*** Given information
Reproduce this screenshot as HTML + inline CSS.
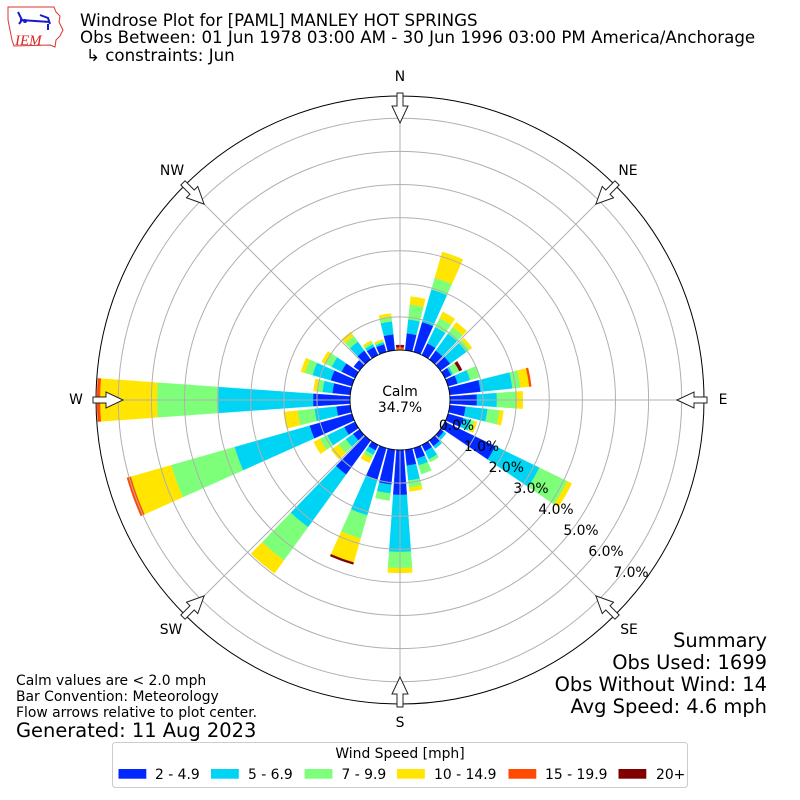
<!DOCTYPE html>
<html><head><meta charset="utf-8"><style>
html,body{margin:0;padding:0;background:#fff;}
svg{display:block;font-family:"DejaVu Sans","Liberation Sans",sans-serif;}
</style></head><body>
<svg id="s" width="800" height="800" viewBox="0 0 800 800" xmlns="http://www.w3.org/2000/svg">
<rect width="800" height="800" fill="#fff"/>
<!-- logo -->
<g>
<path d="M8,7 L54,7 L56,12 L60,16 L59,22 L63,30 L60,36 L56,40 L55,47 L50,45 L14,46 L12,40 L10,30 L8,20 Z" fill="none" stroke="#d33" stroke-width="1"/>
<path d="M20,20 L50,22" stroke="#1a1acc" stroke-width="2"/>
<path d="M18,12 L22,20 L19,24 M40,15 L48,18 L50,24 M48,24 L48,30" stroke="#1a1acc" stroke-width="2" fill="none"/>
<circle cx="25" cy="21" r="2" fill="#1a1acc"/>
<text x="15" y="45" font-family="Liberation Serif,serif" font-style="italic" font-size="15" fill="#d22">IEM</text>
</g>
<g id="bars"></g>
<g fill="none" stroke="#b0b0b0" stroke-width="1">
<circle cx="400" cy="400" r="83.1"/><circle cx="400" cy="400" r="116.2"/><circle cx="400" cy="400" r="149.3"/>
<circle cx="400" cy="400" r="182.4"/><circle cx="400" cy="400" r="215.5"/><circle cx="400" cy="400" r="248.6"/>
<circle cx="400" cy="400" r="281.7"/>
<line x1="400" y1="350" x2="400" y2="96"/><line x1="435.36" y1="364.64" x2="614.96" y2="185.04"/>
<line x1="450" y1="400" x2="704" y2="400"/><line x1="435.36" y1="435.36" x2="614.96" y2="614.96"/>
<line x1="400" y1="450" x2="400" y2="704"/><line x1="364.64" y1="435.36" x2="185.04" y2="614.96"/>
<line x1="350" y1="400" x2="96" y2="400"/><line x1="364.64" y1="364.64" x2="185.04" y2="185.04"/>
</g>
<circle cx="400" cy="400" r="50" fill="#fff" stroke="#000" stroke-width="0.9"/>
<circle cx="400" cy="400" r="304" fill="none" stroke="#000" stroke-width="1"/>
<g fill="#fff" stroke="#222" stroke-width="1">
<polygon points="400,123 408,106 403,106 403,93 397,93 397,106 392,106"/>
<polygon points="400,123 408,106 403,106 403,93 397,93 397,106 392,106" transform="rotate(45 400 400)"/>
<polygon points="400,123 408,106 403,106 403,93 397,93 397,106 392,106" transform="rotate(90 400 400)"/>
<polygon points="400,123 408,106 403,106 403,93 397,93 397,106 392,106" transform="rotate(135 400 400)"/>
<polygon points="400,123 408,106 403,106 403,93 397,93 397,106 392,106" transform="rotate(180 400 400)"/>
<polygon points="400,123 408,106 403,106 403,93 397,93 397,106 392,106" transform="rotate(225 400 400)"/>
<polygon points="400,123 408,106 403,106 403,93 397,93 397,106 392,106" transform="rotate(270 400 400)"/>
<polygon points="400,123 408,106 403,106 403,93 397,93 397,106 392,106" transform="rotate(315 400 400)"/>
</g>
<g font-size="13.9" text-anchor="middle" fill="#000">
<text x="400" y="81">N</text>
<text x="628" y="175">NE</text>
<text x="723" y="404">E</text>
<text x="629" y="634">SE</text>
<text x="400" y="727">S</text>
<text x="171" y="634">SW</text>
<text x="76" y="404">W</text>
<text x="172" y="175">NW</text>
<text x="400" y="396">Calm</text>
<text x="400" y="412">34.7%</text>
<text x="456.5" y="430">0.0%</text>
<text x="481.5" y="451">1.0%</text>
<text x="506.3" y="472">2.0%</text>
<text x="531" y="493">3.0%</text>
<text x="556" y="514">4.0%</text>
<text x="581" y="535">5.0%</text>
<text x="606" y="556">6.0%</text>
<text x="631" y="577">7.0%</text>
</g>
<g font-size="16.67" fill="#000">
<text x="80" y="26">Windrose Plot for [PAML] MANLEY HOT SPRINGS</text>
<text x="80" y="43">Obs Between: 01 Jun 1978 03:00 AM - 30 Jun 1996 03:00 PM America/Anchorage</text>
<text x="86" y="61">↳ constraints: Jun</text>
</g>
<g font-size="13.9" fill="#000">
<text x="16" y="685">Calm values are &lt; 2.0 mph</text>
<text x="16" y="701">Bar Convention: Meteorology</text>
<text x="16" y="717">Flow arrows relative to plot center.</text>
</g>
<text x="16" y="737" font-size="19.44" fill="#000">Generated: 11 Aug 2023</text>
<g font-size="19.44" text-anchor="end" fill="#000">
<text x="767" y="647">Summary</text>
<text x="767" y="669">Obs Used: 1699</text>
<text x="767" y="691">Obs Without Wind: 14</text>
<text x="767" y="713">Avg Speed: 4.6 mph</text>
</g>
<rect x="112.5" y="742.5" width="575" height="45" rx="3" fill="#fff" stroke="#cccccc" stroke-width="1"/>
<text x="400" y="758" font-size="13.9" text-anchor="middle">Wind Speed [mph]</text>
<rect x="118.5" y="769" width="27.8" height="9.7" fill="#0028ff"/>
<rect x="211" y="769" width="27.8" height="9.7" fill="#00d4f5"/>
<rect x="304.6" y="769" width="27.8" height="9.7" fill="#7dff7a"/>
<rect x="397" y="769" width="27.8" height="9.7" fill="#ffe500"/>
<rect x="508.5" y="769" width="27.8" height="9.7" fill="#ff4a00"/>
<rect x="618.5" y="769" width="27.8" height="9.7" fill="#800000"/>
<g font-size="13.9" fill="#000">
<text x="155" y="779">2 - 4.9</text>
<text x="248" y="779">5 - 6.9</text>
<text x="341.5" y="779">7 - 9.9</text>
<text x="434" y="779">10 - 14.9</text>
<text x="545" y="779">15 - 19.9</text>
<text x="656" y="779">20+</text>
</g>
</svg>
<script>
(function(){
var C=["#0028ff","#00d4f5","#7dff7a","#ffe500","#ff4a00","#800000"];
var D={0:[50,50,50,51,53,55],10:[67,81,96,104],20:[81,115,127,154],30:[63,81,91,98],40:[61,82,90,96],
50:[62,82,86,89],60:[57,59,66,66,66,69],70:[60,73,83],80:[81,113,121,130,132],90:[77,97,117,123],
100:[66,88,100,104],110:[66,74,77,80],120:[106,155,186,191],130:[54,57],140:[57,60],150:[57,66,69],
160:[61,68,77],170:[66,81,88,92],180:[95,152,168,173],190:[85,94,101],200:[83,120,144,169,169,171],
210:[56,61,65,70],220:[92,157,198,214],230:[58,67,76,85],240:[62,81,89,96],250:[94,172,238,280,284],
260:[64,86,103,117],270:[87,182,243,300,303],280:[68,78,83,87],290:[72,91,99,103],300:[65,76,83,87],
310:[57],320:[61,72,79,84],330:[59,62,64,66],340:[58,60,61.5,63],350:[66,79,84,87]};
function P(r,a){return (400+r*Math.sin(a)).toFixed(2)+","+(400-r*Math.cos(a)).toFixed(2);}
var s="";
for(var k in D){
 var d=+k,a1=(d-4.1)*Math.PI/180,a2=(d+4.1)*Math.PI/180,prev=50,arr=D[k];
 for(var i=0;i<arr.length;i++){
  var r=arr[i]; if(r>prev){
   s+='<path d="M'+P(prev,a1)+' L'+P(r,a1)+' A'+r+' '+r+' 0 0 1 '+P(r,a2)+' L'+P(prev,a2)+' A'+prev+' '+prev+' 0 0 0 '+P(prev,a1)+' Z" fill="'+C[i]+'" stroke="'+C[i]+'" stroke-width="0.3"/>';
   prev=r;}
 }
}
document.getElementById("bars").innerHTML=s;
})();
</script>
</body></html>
******
Make an exact copy of the listing above. Do not include the pictures.

## Output of the exercise
Reproduce this screenshot as HTML + inline CSS.
<!DOCTYPE html>
<html><head><meta charset="utf-8"><style>
html,body{margin:0;padding:0;background:#fff;}
svg{display:block;font-family:"DejaVu Sans","Liberation Sans",sans-serif;}
</style></head><body>
<svg id="s" width="800" height="800" viewBox="0 0 800 800" xmlns="http://www.w3.org/2000/svg">
<rect width="800" height="800" fill="#fff"/>
<!-- logo -->
<g>
<path d="M8,7 L54,7 L56,12 L60,16 L59,22 L63,30 L60,36 L56,40 L55,47 L50,45 L14,46 L12,40 L10,30 L8,20 Z" fill="none" stroke="#d33" stroke-width="1"/>
<path d="M20,20 L50,22" stroke="#1a1acc" stroke-width="2"/>
<path d="M18,12 L22,20 L19,24 M40,15 L48,18 L50,24 M48,24 L48,30" stroke="#1a1acc" stroke-width="2" fill="none"/>
<circle cx="25" cy="21" r="2" fill="#1a1acc"/>
<text x="15" y="45" font-family="Liberation Serif,serif" font-style="italic" font-size="15" fill="#d22">IEM</text>
</g>
<g id="bars"></g>
<g fill="none" stroke="#b0b0b0" stroke-width="1">
<circle cx="400" cy="400" r="83.1"/><circle cx="400" cy="400" r="116.2"/><circle cx="400" cy="400" r="149.3"/>
<circle cx="400" cy="400" r="182.4"/><circle cx="400" cy="400" r="215.5"/><circle cx="400" cy="400" r="248.6"/>
<circle cx="400" cy="400" r="281.7"/>
<line x1="400" y1="350" x2="400" y2="96"/><line x1="435.36" y1="364.64" x2="614.96" y2="185.04"/>
<line x1="450" y1="400" x2="704" y2="400"/><line x1="435.36" y1="435.36" x2="614.96" y2="614.96"/>
<line x1="400" y1="450" x2="400" y2="704"/><line x1="364.64" y1="435.36" x2="185.04" y2="614.96"/>
<line x1="350" y1="400" x2="96" y2="400"/><line x1="364.64" y1="364.64" x2="185.04" y2="185.04"/>
</g>
<circle cx="400" cy="400" r="50" fill="#fff" stroke="#000" stroke-width="0.9"/>
<circle cx="400" cy="400" r="304" fill="none" stroke="#000" stroke-width="1"/>
<g fill="#fff" stroke="#222" stroke-width="1">
<polygon points="400,123 408,106 403,106 403,93 397,93 397,106 392,106"/>
<polygon points="400,123 408,106 403,106 403,93 397,93 397,106 392,106" transform="rotate(45 400 400)"/>
<polygon points="400,123 408,106 403,106 403,93 397,93 397,106 392,106" transform="rotate(90 400 400)"/>
<polygon points="400,123 408,106 403,106 403,93 397,93 397,106 392,106" transform="rotate(135 400 400)"/>
<polygon points="400,123 408,106 403,106 403,93 397,93 397,106 392,106" transform="rotate(180 400 400)"/>
<polygon points="400,123 408,106 403,106 403,93 397,93 397,106 392,106" transform="rotate(225 400 400)"/>
<polygon points="400,123 408,106 403,106 403,93 397,93 397,106 392,106" transform="rotate(270 400 400)"/>
<polygon points="400,123 408,106 403,106 403,93 397,93 397,106 392,106" transform="rotate(315 400 400)"/>
</g>
<g font-size="13.9" text-anchor="middle" fill="#000">
<text x="400" y="81">N</text>
<text x="628" y="175">NE</text>
<text x="723" y="404">E</text>
<text x="629" y="634">SE</text>
<text x="400" y="727">S</text>
<text x="171" y="634">SW</text>
<text x="76" y="404">W</text>
<text x="172" y="175">NW</text>
<text x="400" y="396">Calm</text>
<text x="400" y="412">34.7%</text>
<text x="456.5" y="430">0.0%</text>
<text x="481.5" y="451">1.0%</text>
<text x="506.3" y="472">2.0%</text>
<text x="531" y="493">3.0%</text>
<text x="556" y="514">4.0%</text>
<text x="581" y="535">5.0%</text>
<text x="606" y="556">6.0%</text>
<text x="631" y="577">7.0%</text>
</g>
<g font-size="16.67" fill="#000">
<text x="80" y="26">Windrose Plot for [PAML] MANLEY HOT SPRINGS</text>
<text x="80" y="43">Obs Between: 01 Jun 1978 03:00 AM - 30 Jun 1996 03:00 PM America/Anchorage</text>
<text x="86" y="61">↳ constraints: Jun</text>
</g>
<g font-size="13.9" fill="#000">
<text x="16" y="685">Calm values are &lt; 2.0 mph</text>
<text x="16" y="701">Bar Convention: Meteorology</text>
<text x="16" y="717">Flow arrows relative to plot center.</text>
</g>
<text x="16" y="737" font-size="19.44" fill="#000">Generated: 11 Aug 2023</text>
<g font-size="19.44" text-anchor="end" fill="#000">
<text x="767" y="647">Summary</text>
<text x="767" y="669">Obs Used: 1699</text>
<text x="767" y="691">Obs Without Wind: 14</text>
<text x="767" y="713">Avg Speed: 4.6 mph</text>
</g>
<rect x="112.5" y="742.5" width="575" height="45" rx="3" fill="#fff" stroke="#cccccc" stroke-width="1"/>
<text x="400" y="758" font-size="13.9" text-anchor="middle">Wind Speed [mph]</text>
<rect x="118.5" y="769" width="27.8" height="9.7" fill="#0028ff"/>
<rect x="211" y="769" width="27.8" height="9.7" fill="#00d4f5"/>
<rect x="304.6" y="769" width="27.8" height="9.7" fill="#7dff7a"/>
<rect x="397" y="769" width="27.8" height="9.7" fill="#ffe500"/>
<rect x="508.5" y="769" width="27.8" height="9.7" fill="#ff4a00"/>
<rect x="618.5" y="769" width="27.8" height="9.7" fill="#800000"/>
<g font-size="13.9" fill="#000">
<text x="155" y="779">2 - 4.9</text>
<text x="248" y="779">5 - 6.9</text>
<text x="341.5" y="779">7 - 9.9</text>
<text x="434" y="779">10 - 14.9</text>
<text x="545" y="779">15 - 19.9</text>
<text x="656" y="779">20+</text>
</g>
</svg>
<script>
(function(){
var C=["#0028ff","#00d4f5","#7dff7a","#ffe500","#ff4a00","#800000"];
var D={0:[50,50,50,51,53,55],10:[67,81,96,104],20:[81,115,127,154],30:[63,81,91,98],40:[61,82,90,96],
50:[62,82,86,89],60:[57,59,66,66,66,69],70:[60,73,83],80:[81,113,121,130,132],90:[77,97,117,123],
100:[66,88,100,104],110:[66,74,77,80],120:[106,155,186,191],130:[54,57],140:[57,60],150:[57,66,69],
160:[61,68,77],170:[66,81,88,92],180:[95,152,168,173],190:[85,94,101],200:[83,120,144,169,169,171],
210:[56,61,65,70],220:[92,157,198,214],230:[58,67,76,85],240:[62,81,89,96],250:[94,172,238,280,284],
260:[64,86,103,117],270:[87,182,243,300,303],280:[68,78,83,87],290:[72,91,99,103],300:[65,76,83,87],
310:[57],320:[61,72,79,84],330:[59,62,64,66],340:[58,60,61.5,63],350:[66,79,84,87]};
function P(r,a){return (400+r*Math.sin(a)).toFixed(2)+","+(400-r*Math.cos(a)).toFixed(2);}
var s="";
for(var k in D){
 var d=+k,a1=(d-4.1)*Math.PI/180,a2=(d+4.1)*Math.PI/180,prev=50,arr=D[k];
 for(var i=0;i<arr.length;i++){
  var r=arr[i]; if(r>prev){
   s+='<path d="M'+P(prev,a1)+' L'+P(r,a1)+' A'+r+' '+r+' 0 0 1 '+P(r,a2)+' L'+P(prev,a2)+' A'+prev+' '+prev+' 0 0 0 '+P(prev,a1)+' Z" fill="'+C[i]+'" stroke="'+C[i]+'" stroke-width="0.3"/>';
   prev=r;}
 }
}
document.getElementById("bars").innerHTML=s;
})();
</script>
</body></html>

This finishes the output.